Inhomogeneous structural evolution of silver-containing Alpha-MnO₂ nanorods in sodium-ion batteries investigated by comparative transmission electron microscopy approach

Alpha-MnO₂ is an attractive cathode candidate for sodium-ion batteries attributed to its unique one-dimensional 2 × 2 tunnels for facile sodium-ion diffusion, in addition to its incomparable cost advantage. In particular, α-MnO₂ shows superior rate capability with silver stabilizing ions at the center of tunnels that improve electrical conductivity.

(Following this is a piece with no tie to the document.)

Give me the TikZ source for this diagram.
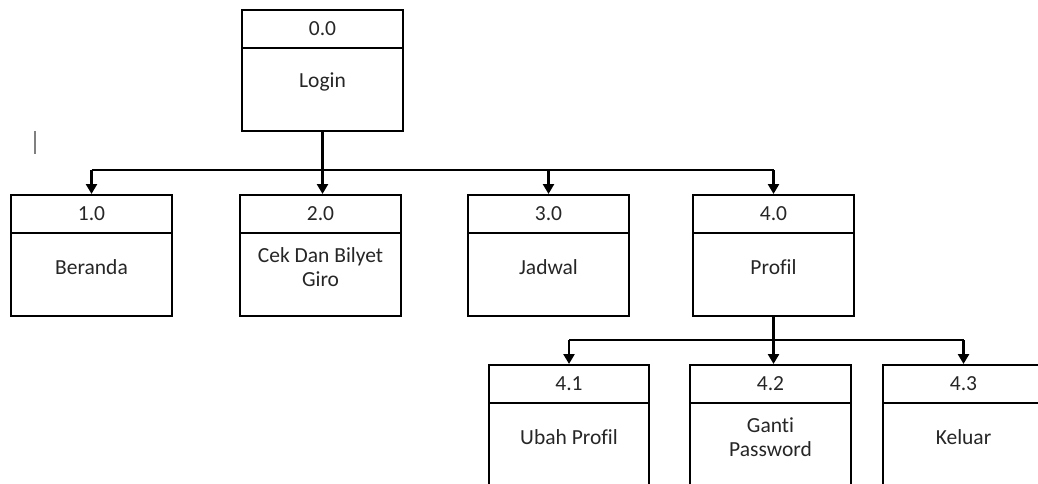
\documentclass[tikz,border=0pt]{standalone}
\usepackage{fontspec}
\setmainfont{Carlito}[Ligatures=NoCommon]
\usepackage{tikz}
\usetikzlibrary{positioning,calc,arrows.meta}

\tikzset{
  box/.style={draw,line width=2pt,rectangle,anchor=north west,inner sep=0pt,
    minimum width=161pt,minimum height=121pt},
  num/.style={font=\fontsize{21.5}{24}\selectfont,text=black!85},
  lbl/.style={font=\fontsize{21.5}{23.5}\selectfont,text=black!85,align=center},
  link/.style={line width=2.5pt},
  stem/.style={line width=3pt,-{Triangle[width=11pt,length=10pt]}},
  down/.style={line width=2.5pt,-{Triangle[width=11pt,length=10pt]}}
}

% box with number on top and label below
\newcommand{\procbox}[5]{%
  \node[box,#5] (#1) at (#2) {};
  \draw[line width=1.5pt] ($(#1.north west)+(0,39)$) -- ($(#1.north east)+(0,39)$);
  \node[num] (#1n) at ($(#1.north)+(0,20)$) {#3};
  \node[lbl] (#1l) at ($(#1.north)+(0,73)$) {#4};
}

\begin{document}
\begin{tikzpicture}[x=1pt,y=-1pt]
    \clip (0,0) rectangle (1038,484);
    \fill[white] (0,0) rectangle (1038,484);

    % Level 0
    \procbox{b0}{241,9}{0.0}{Login}{}

    % Level 1
    \procbox{b1}{10,194}{1.0}{Beranda}{}
    \procbox{b2}{239,194}{2.0}{Cek Dan Bilyet\\Giro}{}
    \procbox{b3}{467,194}{3.0}{Jadwal}{}
    \procbox{b4}{692,194}{4.0}{Profil}{}

    % Level 2
    \procbox{b41}{488,364}{4.1}{Ubah Profil}{minimum width=160pt,minimum height=140pt}
    \procbox{b42}{689,364}{4.2}{Ganti\\Password}{minimum width=161pt,minimum height=140pt}
    \procbox{b43}{882,364}{4.3}{Keluar}{minimum width=161pt,minimum height=140pt}

    % cursor mark
    \draw[gray,line width=1.5pt] (35,131) -- (35,154);

    % Connectors level 0 -> 1
    \coordinate (j0) at ($(b0.south)+(0,38)$);
    \draw[link] (b1.north |- j0) -- (b4.north |- j0);
    \draw[stem] (b0.south) -- (b0.south |- b2.north);
    \draw[down] (b1.north |- j0) -- (b1.north);
    \draw[down] (b3.north |- j0) -- (b3.north);
    \draw[down] (b4.north |- j0) -- (b4.north);

    % Connectors level 1 -> 2
    \coordinate (j4) at ($(b4.south)+(0,23)$);
    \draw[link] (b41.north |- j4) -- (b43.north |- j4);
    \draw[stem] (b4.south) -- (b4.south |- b42.north);
    \draw[down] (b41.north |- j4) -- (b41.north);
    \draw[down] (b43.north |- j4) -- (b43.north);
\end{tikzpicture}
\end{document}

In this work, we directly compare structural transformation of silver-containing α-MnO₂ nanorods (Ag_1.22Mn₈O_16-x or L-Ag-HOL and Ag_1.66Mn₈O_16-y or H–Ag-HOL), containing higher and lower concentrations of oxygen vacancies respectively, by transmission electron microscopy (TEM). The elaborate comparative and statistical TEM studies eliminate concerns regarding generalization errors and facilitate rational structural development of nanorods with improved functionality. It is found that sodium ions favorably diffuse through the area where oxygen vacancies are concentrated, and the samples with more silver ions and fewer oxygen vacancies (H–Ag-HOL) show more significant structural deformation with more inhomogeneous sodiation. The difference in functional electrochemistry coupled with the observed difference in inter- and intra-nanorod inhomogeneous structural evolution emphasizes the significance of the uniform electrical conductivity of the electrode. This work helps to improve the α-MnO₂ electrode material for sodium-ion batteries as well as suggesting the importance of delicate statistical approaches for TEM investigations.